VE DAY 2020
- Small Offerings

- May 8, 2020
- 3 min read
75th Anniversary of V.E. day, 2020
After observing two minutes of silence at 11am with many in the Nation, I turned to my emails. I had recalled the sacrifice of so many in the Second World War: but not just the deaths of the victors but all the lost lives of the millions across the world. I recalled not just the military but the civilians as well as the pacifists, prisoners of conscience and the victims of the holocaust and other pogroms and selected targetings.
So many lives, so many sacrifices, so many years of suffering. I remembered the whole gamut of peoples across the globe. I was celebrating the coming of peace, the cessation of war not just the victory.
After my emails I turned to the news pages. The headline was the marking of two minutes of silence and a picture of Prince Charles and his wife.
Then I noted another item, a statement by the Secretary General of the United Nations.
The UN, the body set up to bring together the countries of the world in a determination to stop further wars. We know many wars rage at present and I think of Syria, the Ukraine, Somalia, Yemen and many more.
My eye was drawn to the statement which claimed that the pandemic had "unleashed a tsunami of hate and xenophobia."
I am still stunned and shocked.
Why does mankind battle so?
Why is there such hatred which leads to aggressive physical, mental and psychological behaviours?
How do we understand it?
How do we eradicate it?
I have no answers nor do many peacemakers over the centuries.
My reading of Yuval Harari's 'Sapiens. A brief history of humankind' does not fill me with hope, yet I will hope.
He writes: "tolerance is not a Sapiens trademark. In modern times a small difference in skin colour, dialect or religion has been enough to prompt one group of Sapiens to set about exterminating another group." He does, however, note that most of us do not appreciate just how peaceful an era we live in (written in 2014).
He gives statistics to underline his point. In 2000, 310,000 died as a result of wars, 520,000 of violent crime: only 1.5 percent of the 56 million who died that year. As many committed suicide and many more died in car accidents.
Yet I still on this day celebrate peace and wonder at our aggression.
Is it motivated by fear, or a desire/need for land, resources or a result of defence against another? Is it the power of an ambitious, ruthless human?
Is it greed, scapegoating to turn people away from another disaster or problem?
Why do individuals participate in the aggression and conflict while some suffer for pacifism?

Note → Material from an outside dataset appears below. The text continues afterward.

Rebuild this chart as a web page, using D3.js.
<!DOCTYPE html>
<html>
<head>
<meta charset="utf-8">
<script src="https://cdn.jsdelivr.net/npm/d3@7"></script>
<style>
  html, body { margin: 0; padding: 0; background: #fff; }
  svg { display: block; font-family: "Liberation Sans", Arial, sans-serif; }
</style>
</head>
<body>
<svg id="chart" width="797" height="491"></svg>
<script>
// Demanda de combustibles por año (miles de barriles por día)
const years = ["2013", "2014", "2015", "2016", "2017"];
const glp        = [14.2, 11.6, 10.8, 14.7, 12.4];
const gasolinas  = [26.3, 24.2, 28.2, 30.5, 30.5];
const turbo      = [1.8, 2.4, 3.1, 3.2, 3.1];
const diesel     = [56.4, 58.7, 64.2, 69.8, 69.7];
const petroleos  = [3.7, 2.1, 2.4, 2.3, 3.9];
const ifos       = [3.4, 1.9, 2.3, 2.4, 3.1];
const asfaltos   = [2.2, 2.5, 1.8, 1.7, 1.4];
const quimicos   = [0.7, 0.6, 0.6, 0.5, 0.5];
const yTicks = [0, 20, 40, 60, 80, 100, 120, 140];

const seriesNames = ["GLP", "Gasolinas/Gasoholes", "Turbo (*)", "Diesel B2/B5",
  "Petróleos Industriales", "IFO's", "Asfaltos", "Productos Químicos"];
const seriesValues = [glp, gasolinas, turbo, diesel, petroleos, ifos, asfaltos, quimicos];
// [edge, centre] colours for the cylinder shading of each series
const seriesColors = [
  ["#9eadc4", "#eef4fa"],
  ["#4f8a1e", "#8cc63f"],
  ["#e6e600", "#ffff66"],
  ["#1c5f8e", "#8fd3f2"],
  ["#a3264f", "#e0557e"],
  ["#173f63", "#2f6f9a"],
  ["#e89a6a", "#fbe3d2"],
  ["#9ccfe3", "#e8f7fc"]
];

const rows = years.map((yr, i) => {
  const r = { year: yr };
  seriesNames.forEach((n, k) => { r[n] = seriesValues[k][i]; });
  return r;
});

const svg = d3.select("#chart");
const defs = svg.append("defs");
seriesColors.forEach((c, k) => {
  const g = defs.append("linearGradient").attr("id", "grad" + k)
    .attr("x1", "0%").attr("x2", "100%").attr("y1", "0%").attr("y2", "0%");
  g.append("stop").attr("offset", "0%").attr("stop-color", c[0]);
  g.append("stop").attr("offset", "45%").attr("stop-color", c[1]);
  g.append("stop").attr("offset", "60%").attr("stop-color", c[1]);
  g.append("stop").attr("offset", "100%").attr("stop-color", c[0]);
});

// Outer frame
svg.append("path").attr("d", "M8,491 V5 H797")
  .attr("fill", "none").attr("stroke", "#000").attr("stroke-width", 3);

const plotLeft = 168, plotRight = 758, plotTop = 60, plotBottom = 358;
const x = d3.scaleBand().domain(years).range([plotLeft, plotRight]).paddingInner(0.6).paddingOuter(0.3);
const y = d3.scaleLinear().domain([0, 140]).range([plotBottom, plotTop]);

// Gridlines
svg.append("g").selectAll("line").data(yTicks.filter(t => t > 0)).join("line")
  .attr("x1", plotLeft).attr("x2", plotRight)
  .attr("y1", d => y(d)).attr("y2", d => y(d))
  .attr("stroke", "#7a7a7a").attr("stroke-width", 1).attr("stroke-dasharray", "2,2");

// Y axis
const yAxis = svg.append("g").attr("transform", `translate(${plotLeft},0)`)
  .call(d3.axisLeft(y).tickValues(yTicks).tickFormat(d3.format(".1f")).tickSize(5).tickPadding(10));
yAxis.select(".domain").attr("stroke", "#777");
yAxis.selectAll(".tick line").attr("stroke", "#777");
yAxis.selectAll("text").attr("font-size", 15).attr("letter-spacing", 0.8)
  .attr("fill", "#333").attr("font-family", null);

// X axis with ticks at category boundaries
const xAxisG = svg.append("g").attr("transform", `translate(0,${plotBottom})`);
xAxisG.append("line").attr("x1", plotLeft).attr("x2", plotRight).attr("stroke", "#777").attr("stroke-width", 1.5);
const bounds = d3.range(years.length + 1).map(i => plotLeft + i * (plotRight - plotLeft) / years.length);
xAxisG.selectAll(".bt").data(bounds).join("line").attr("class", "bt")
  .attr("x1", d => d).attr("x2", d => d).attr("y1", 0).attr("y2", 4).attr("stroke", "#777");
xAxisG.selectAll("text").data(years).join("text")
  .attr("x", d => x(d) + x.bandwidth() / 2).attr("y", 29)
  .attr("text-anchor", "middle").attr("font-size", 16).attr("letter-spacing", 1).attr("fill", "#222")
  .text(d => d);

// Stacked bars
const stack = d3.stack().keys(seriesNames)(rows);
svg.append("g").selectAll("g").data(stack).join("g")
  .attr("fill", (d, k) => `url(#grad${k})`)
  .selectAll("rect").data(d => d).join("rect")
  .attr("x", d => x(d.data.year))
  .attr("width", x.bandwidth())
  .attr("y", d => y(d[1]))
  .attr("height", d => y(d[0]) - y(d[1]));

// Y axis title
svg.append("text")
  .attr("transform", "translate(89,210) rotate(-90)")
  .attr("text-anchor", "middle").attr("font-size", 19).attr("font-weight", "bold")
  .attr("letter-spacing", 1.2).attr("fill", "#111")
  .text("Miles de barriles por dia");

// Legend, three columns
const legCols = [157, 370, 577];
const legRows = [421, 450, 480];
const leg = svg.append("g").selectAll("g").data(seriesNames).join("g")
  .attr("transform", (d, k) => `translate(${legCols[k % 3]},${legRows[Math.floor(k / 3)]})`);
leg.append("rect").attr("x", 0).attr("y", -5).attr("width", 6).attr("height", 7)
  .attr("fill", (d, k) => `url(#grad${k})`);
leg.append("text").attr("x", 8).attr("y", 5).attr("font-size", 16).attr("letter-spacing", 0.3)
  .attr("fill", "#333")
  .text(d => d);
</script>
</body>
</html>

I am sure each conflict has its own causes and excuses and reasons yet is there a foundational cause?
I look to myself as gangs, groups and nations should look to themselves. Jealousy?
He has, I do not have and I want what he has.
Is it prejudice?
I dislike X, Y and Z which might include race, religion or attitude.
Am I reacting to threats, threats to lifestyle, property, family or even ego?
With the pandemic 'they', the foreigner, the other, they have caused it. I blame anyone to alleviate my own situation and fear.
We all need to actively examine ourselves and pursue tolerance and peace. Shelley noted peace is the 'dream of life' and those of us who otherwise than support peace:
…its we, who lost in stormy visions, keep with phantoms an unprofitable strife,..we decay like corpses in a charnel; fear and grief convulse us and consume us day by day
And cold hopes swarm like worms....
Peace is to the advantage of all yet we still harbour intolerance and hatred.
On this VE Day can we not vow to pursue alternatives to war and aggression?